Aucune construction ne figure à cet endroit sur le plan cadastral de 1811. Le contour alors formé par un méandre de la Sèvre Niortaise n'est alors occupé que par une habitation, au sud-ouest de l'île actuelle, appelée la hutte de la Gaité. Quant à l'emplacement de la maison actuelle, dans un endroit appelé "le Marais Guérin", il est vendu le 8 mai 1838 par Marie-Magdeleine Guérin, veuve d'Etienne Barbotin (et héritière de Renée Gay, sa mère), à Louis Moreau (1781-1854), cultivateur, originaire de Vix, marié avec Marie Fleurisson (1793-1849). Celui-ci acquiert peu à peu d'autres parcelles tout autour, et construit là sa maison avant 1842 (à cette date, il y habite). Tout en poursuivant sans doute ses activités agricoles, il y ouvre une auberge qui prospère grâce, d'une part, à la clientèle des bateliers qui vont et viennent entre Niort et Marans, d'autre part au mouvement du passage par bac qui existe, jusqu'à la veille de la Première Guerre mondiale, entre la Bonde des Jourdain et les abords de la Marnerie. Le recensement de 1846 mentionne bien Louis Moreau, aubergiste, son épouse et leurs dix enfants.
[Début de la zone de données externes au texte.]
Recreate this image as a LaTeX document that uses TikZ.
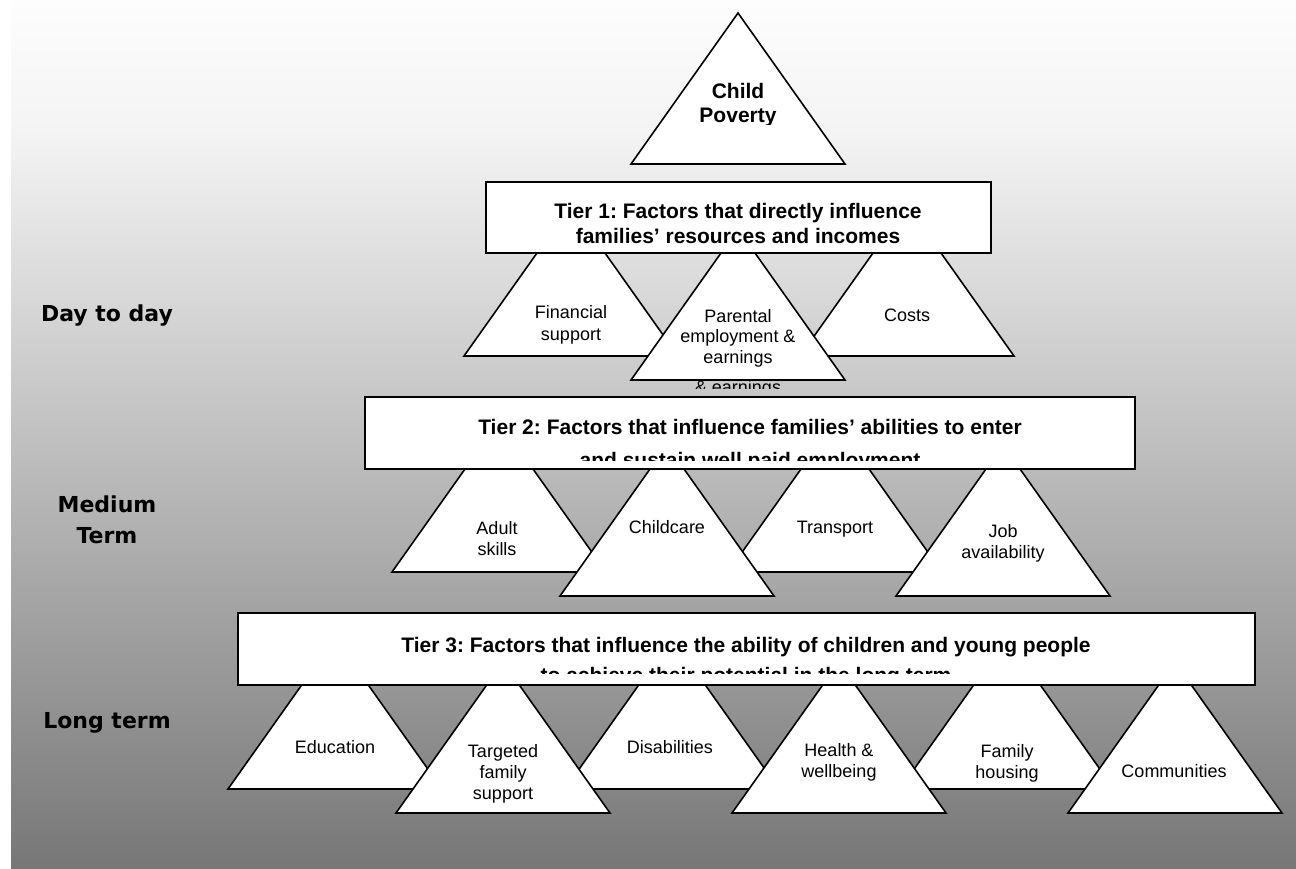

A la mort de Louis Moreau, en 1854, l'auberge cesse son activité. Ses biens sont vendus aux enchères le 1er octobre 1854. L'acte mentionne notamment "une maison presque neuve appelée la maison de la Carpe, situé aux Marneries, près le passage des Jourdains, consistant en plusieurs chambres basses, cave au-dessous de l'une d'elles, corridor, chambres hautes, grange, écurie, hangar et autres servitudes". Deux des fils Moreau, Louis et Jean, cultivateurs rachètent à cette occasion la maison paternelle. Si Louis va vivre à Chaillé-les-Marais, son frère Jean reste à la Carpe. Il demeure dans une partie de la "hutte de la Carpe" avec et une de ses soeurs, Madeleine et son mari, Jean Bordet, cultivateur également, au recensement de 1861, l'autre partie étant occupée (sans doute en loyer auprès de Louis Moreau fils) par Lazare Auger, Julie Chabiron et leurs enfants. En 1866, Jean Moreau, désormais marié avec Rose Pouponnot, et les époux Auger demeurent toujours là avec une troisième famille, celle de Jean Gelot et Athénaïs Genauzeau.
Louis et Jean Moreau se partagent finalement la propriété en 1869 : à Jean la partie ouest (soit une pièce au rez-de-chaussée et l'étage correspondant ainsi que les dépendances en prolongement) ; à Louis (qui habite désormais à Chaillé-les-Marais) la partie orientale (une pièce au rez-de-chaussée, le corridor, l'étage correspondant et les dépendances en prolongement). Aussitôt, Louis revend sa partie à sa soeur, Honorine, et son époux Augustin Bourgoin, cultivateur.
La moitié ouest de la ferme détenue depuis 1869 par Louis Moreau fils est vendue en 1871 à sa soeur, Honorine, épouse d'Auguste Bourgoin, cultivateur. En 1876, la ferme, toujours divisée en deux logements, abrite d'un côté Jean Moreau, désormais veuf, et de l'autre côté les époux Bourgoin et leurs enfants. En mai 1881, ces derniers achètent sa moitié ouest de la ferme à Jean Moreau et deviennent alors les seuls occupants de la Carpe, comme le confirme le recensement de 1886.
Les conditions de vie des occupants de la Carpe changent en 1891 lorsque le canal de redressement de la Sèvre Niortaise est creusé, transformant les marais de la Carpe en île. De plus, Augustin Bourgoin décède et sa veuve, Honorine Moreau partage la ferme, le 3 juin 1898, entre ses enfants. A nouveau, la ferme est divisée en deux parties : l'une, à l'est, appartenant à Marie Bourgoin épouse d'Auguste Mignonneau, l'autre, à l'ouest, étant attribuée à Augustine Bourgoin épouse de Félix Boeuf. En 1919, veuve, cette dernière cède sa part à sa soeur qui réunit ainsi de nouveau la propriété (acte devant Me Puiroux, notaire à Vix). En 1941, celle-ci passe en indivision dans les mains des enfants de Marie Bourgoin-Mignonneau, décédée. Après la mort de leur père en 1964, ils vendent la maison en 1966 à Mme Letellier, qui la revend en 1971 à Robert Allemandou et Marcelle Ouvrard son épouse. Elle passe en 1987 à Danièle Allemandou et son mari, André Prigent.